- EXERCISE DESCRIPTION:
Would you repeat the listing exactly but omit every picture?

- DATA SECTION:
════
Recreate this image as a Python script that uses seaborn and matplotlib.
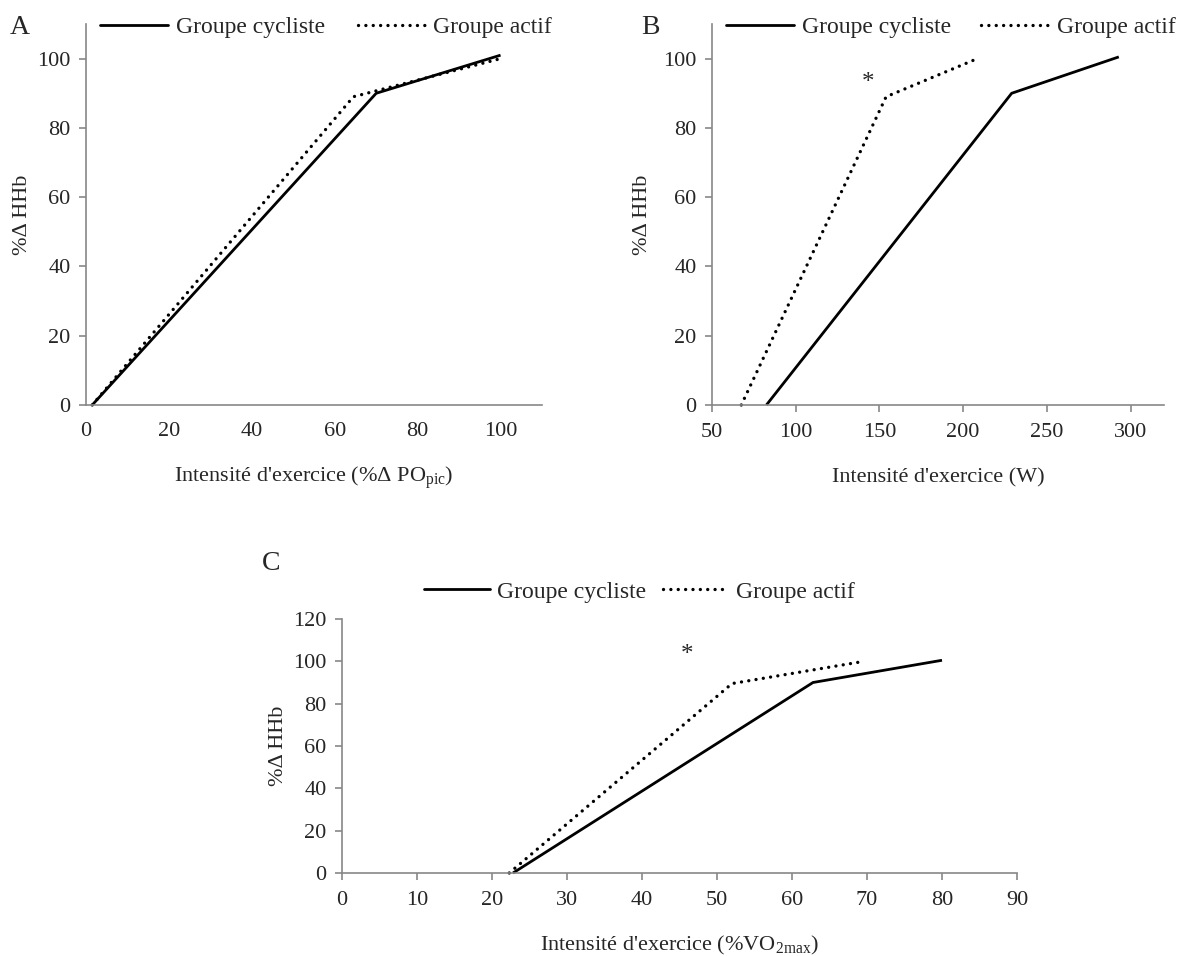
import matplotlib
matplotlib.use("Agg")
import matplotlib.pyplot as plt
import seaborn as sns
import pandas as pd
from matplotlib.lines import Line2D

# ---------------- data ----------------
groups = ["Groupe cycliste", "Groupe actif"]

a_x_cyc = [1.5, 70, 100]
a_y_cyc = [0, 90, 101]
a_x_act = [1.5, 64.5, 100]
a_y_act = [0, 89, 100]

b_x_cyc = [82.5, 229, 293]
b_y_cyc = [0, 90, 100.5]
b_x_act = [67.5, 154, 206]
b_y_act = [0, 89, 99.5]

c_x_cyc = [22.8, 62.8, 80]
c_y_cyc = [0, 90, 100.5]
c_x_act = [22.3, 52, 69.6]
c_y_act = [0, 89.5, 100]

b_star = (143, 93)
c_star = (46, 103)

a_xticks = [0, 20, 40, 60, 80, 100]
b_xticks = [50, 100, 150, 200, 250, 300]
c_xticks = [0, 10, 20, 30, 40, 50, 60, 70, 80, 90]
ab_yticks = [0, 20, 40, 60, 80, 100]
c_yticks = [0, 20, 40, 60, 80, 100, 120]

# ---------------- style ----------------
sns.set_style("white")
plt.rcParams["font.family"] = ["Liberation Serif", "DejaVu Serif"]
plt.rcParams["mathtext.fontset"] = "custom"
plt.rcParams["mathtext.rm"] = "Liberation Serif"
plt.rcParams["mathtext.it"] = "Liberation Serif:italic"
plt.rcParams["mathtext.bf"] = "Liberation Serif:bold"

GRAY = "#878787"
TICK_FS = 16
LAB_FS = 16
LEG_FS = 17
LW = 2.0
DLW = 2.4
DOT = (0, (0.01, 2.2))

W, H = 1187, 956
fig = plt.figure(figsize=(W / 100, H / 100), dpi=100)


def frac(l, t, r, b):
    return [l / W, 1 - b / H, (r - l) / W, (b - t) / H]


def make_df(xc, yc, xa, ya):
    return pd.DataFrame({
        "x": list(xc) + list(xa),
        "y": list(yc) + list(ya),
        "g": [groups[0]] * len(xc) + [groups[1]] * len(xa),
    })


def draw(ax, df):
    for g, ls, lw in zip(groups, ["-", DOT], [LW, DLW]):
        sub = df[df["g"] == g]
        sns.lineplot(data=sub, x="x", y="y", ax=ax, color="black", lw=lw,
                     estimator=None, sort=False, legend=False)
        ln = ax.lines[-1]
        ln.set_linestyle(ls)
        ln.set_dash_capstyle("round")
        ln.set_solid_capstyle("butt")
        ln.set_solid_joinstyle("round")
        ln.set_clip_on(False)


def style(ax, xlim, ylim, xticks, yticks, xlabel, xtick_len=5, xpad=8,
          xlabelpad=18, ylabelpad=8):
    sns.despine(ax=ax)
    for s in ["left", "bottom"]:
        ax.spines[s].set_color(GRAY)
        ax.spines[s].set_linewidth(1.2)
    ax.set_xlim(*xlim)
    ax.set_ylim(*ylim)
    ax.set_xticks(xticks)
    ax.set_yticks(yticks)
    ax.tick_params(axis="y", direction="out", length=5, width=1.2, color=GRAY,
                   labelsize=TICK_FS, pad=6, left=True)
    ax.tick_params(axis="x", direction="out", length=xtick_len, width=1.2, color=GRAY,
                   labelsize=TICK_FS, pad=xpad, bottom=True)
    ax.set_xlabel(xlabel, fontsize=LAB_FS, labelpad=xlabelpad)
    ax.set_ylabel("%Δ HHb", fontsize=LAB_FS, labelpad=ylabelpad)


def legend(ax, x, y, handlelen, colsp):
    handles = [Line2D([], [], color="black", lw=LW, ls="-"),
               Line2D([], [], color="black", lw=DLW, ls=DOT, dash_capstyle="round")]
    ax.legend(handles, groups, loc="center left", bbox_to_anchor=(x / W, 1 - y / H),
              bbox_transform=fig.transFigure, ncol=2, frameon=False, fontsize=LEG_FS,
              handlelength=handlelen, handletextpad=0.3, columnspacing=colsp,
              borderpad=0, borderaxespad=0)


# Panel A
axA = fig.add_axes(frac(86, 24, 542, 405))
draw(axA, make_df(a_x_cyc, a_y_cyc, a_x_act, a_y_act))
style(axA, (0, 110), (0, 110), a_xticks, ab_yticks,
      "Intensité d'exercice (%Δ PO$_{\\mathregular{pic}}$)", xtick_len=0, xpad=12,
      xlabelpad=17, ylabelpad=4)
legend(axA, 100, 27, 2.9, 1.4)
fig.text(10 / W, 1 - 27 / H, "A", fontsize=20, va="center", ha="left")

# Panel B
axB = fig.add_axes(frac(712, 24, 1164, 405))
draw(axB, make_df(b_x_cyc, b_y_cyc, b_x_act, b_y_act))
style(axB, (50, 320), (0, 110), b_xticks, ab_yticks, "Intensité d'exercice (W)",
      xlabelpad=19, ylabelpad=8)
axB.text(*b_star, "*", fontsize=18, ha="center", va="center")
legend(axB, 726, 27, 2.9, 1.3)
fig.text(641 / W, 1 - 27 / H, "B", fontsize=20, va="center", ha="left")

# Panel C
axC = fig.add_axes(frac(342, 619, 1017, 873))
draw(axC, make_df(c_x_cyc, c_y_cyc, c_x_act, c_y_act))
style(axC, (0, 90), (0, 120), c_xticks, c_yticks,
      "Intensité d'exercice (%VO$_{\\mathregular{2max}}$)", xlabelpad=17, ylabelpad=4)
axC.text(*c_star, "*", fontsize=18, ha="center", va="center")
legend(axC, 424, 592, 2.8, 0.7)
fig.text(262 / W, 1 - 563 / H, "C", fontsize=20, va="center", ha="left")

fig.savefig("out.png", dpi=100)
════
- TASK SOLUTION:
Recreate this image as a Python script that uses seaborn and matplotlib.
import matplotlib
matplotlib.use("Agg")
import matplotlib.pyplot as plt
import seaborn as sns
import pandas as pd
from matplotlib.lines import Line2D

# ---------------- data ----------------
groups = ["Groupe cycliste", "Groupe actif"]

a_x_cyc = [1.5, 70, 100]
a_y_cyc = [0, 90, 101]
a_x_act = [1.5, 64.5, 100]
a_y_act = [0, 89, 100]

b_x_cyc = [82.5, 229, 293]
b_y_cyc = [0, 90, 100.5]
b_x_act = [67.5, 154, 206]
b_y_act = [0, 89, 99.5]

c_x_cyc = [22.8, 62.8, 80]
c_y_cyc = [0, 90, 100.5]
c_x_act = [22.3, 52, 69.6]
c_y_act = [0, 89.5, 100]

b_star = (143, 93)
c_star = (46, 103)

a_xticks = [0, 20, 40, 60, 80, 100]
b_xticks = [50, 100, 150, 200, 250, 300]
c_xticks = [0, 10, 20, 30, 40, 50, 60, 70, 80, 90]
ab_yticks = [0, 20, 40, 60, 80, 100]
c_yticks = [0, 20, 40, 60, 80, 100, 120]

# ---------------- style ----------------
sns.set_style("white")
plt.rcParams["font.family"] = ["Liberation Serif", "DejaVu Serif"]
plt.rcParams["mathtext.fontset"] = "custom"
plt.rcParams["mathtext.rm"] = "Liberation Serif"
plt.rcParams["mathtext.it"] = "Liberation Serif:italic"
plt.rcParams["mathtext.bf"] = "Liberation Serif:bold"

GRAY = "#878787"
TICK_FS = 16
LAB_FS = 16
LEG_FS = 17
LW = 2.0
DLW = 2.4
DOT = (0, (0.01, 2.2))

W, H = 1187, 956
fig = plt.figure(figsize=(W / 100, H / 100), dpi=100)


def frac(l, t, r, b):
    return [l / W, 1 - b / H, (r - l) / W, (b - t) / H]


def make_df(xc, yc, xa, ya):
    return pd.DataFrame({
        "x": list(xc) + list(xa),
        "y": list(yc) + list(ya),
        "g": [groups[0]] * len(xc) + [groups[1]] * len(xa),
    })


def draw(ax, df):
    for g, ls, lw in zip(groups, ["-", DOT], [LW, DLW]):
        sub = df[df["g"] == g]
        sns.lineplot(data=sub, x="x", y="y", ax=ax, color="black", lw=lw,
                     estimator=None, sort=False, legend=False)
        ln = ax.lines[-1]
        ln.set_linestyle(ls)
        ln.set_dash_capstyle("round")
        ln.set_solid_capstyle("butt")
        ln.set_solid_joinstyle("round")
        ln.set_clip_on(False)


def style(ax, xlim, ylim, xticks, yticks, xlabel, xtick_len=5, xpad=8,
          xlabelpad=18, ylabelpad=8):
    sns.despine(ax=ax)
    for s in ["left", "bottom"]:
        ax.spines[s].set_color(GRAY)
        ax.spines[s].set_linewidth(1.2)
    ax.set_xlim(*xlim)
    ax.set_ylim(*ylim)
    ax.set_xticks(xticks)
    ax.set_yticks(yticks)
    ax.tick_params(axis="y", direction="out", length=5, width=1.2, color=GRAY,
                   labelsize=TICK_FS, pad=6, left=True)
    ax.tick_params(axis="x", direction="out", length=xtick_len, width=1.2, color=GRAY,
                   labelsize=TICK_FS, pad=xpad, bottom=True)
    ax.set_xlabel(xlabel, fontsize=LAB_FS, labelpad=xlabelpad)
    ax.set_ylabel("%Δ HHb", fontsize=LAB_FS, labelpad=ylabelpad)


def legend(ax, x, y, handlelen, colsp):
    handles = [Line2D([], [], color="black", lw=LW, ls="-"),
               Line2D([], [], color="black", lw=DLW, ls=DOT, dash_capstyle="round")]
    ax.legend(handles, groups, loc="center left", bbox_to_anchor=(x / W, 1 - y / H),
              bbox_transform=fig.transFigure, ncol=2, frameon=False, fontsize=LEG_FS,
              handlelength=handlelen, handletextpad=0.3, columnspacing=colsp,
              borderpad=0, borderaxespad=0)


# Panel A
axA = fig.add_axes(frac(86, 24, 542, 405))
draw(axA, make_df(a_x_cyc, a_y_cyc, a_x_act, a_y_act))
style(axA, (0, 110), (0, 110), a_xticks, ab_yticks,
      "Intensité d'exercice (%Δ PO$_{\\mathregular{pic}}$)", xtick_len=0, xpad=12,
      xlabelpad=17, ylabelpad=4)
legend(axA, 100, 27, 2.9, 1.4)
fig.text(10 / W, 1 - 27 / H, "A", fontsize=20, va="center", ha="left")

# Panel B
axB = fig.add_axes(frac(712, 24, 1164, 405))
draw(axB, make_df(b_x_cyc, b_y_cyc, b_x_act, b_y_act))
style(axB, (50, 320), (0, 110), b_xticks, ab_yticks, "Intensité d'exercice (W)",
      xlabelpad=19, ylabelpad=8)
axB.text(*b_star, "*", fontsize=18, ha="center", va="center")
legend(axB, 726, 27, 2.9, 1.3)
fig.text(641 / W, 1 - 27 / H, "B", fontsize=20, va="center", ha="left")

# Panel C
axC = fig.add_axes(frac(342, 619, 1017, 873))
draw(axC, make_df(c_x_cyc, c_y_cyc, c_x_act, c_y_act))
style(axC, (0, 90), (0, 120), c_xticks, c_yticks,
      "Intensité d'exercice (%VO$_{\\mathregular{2max}}$)", xlabelpad=17, ylabelpad=4)
axC.text(*c_star, "*", fontsize=18, ha="center", va="center")
legend(axC, 424, 592, 2.8, 0.7)
fig.text(262 / W, 1 - 563 / H, "C", fontsize=20, va="center", ha="left")

fig.savefig("out.png", dpi=100)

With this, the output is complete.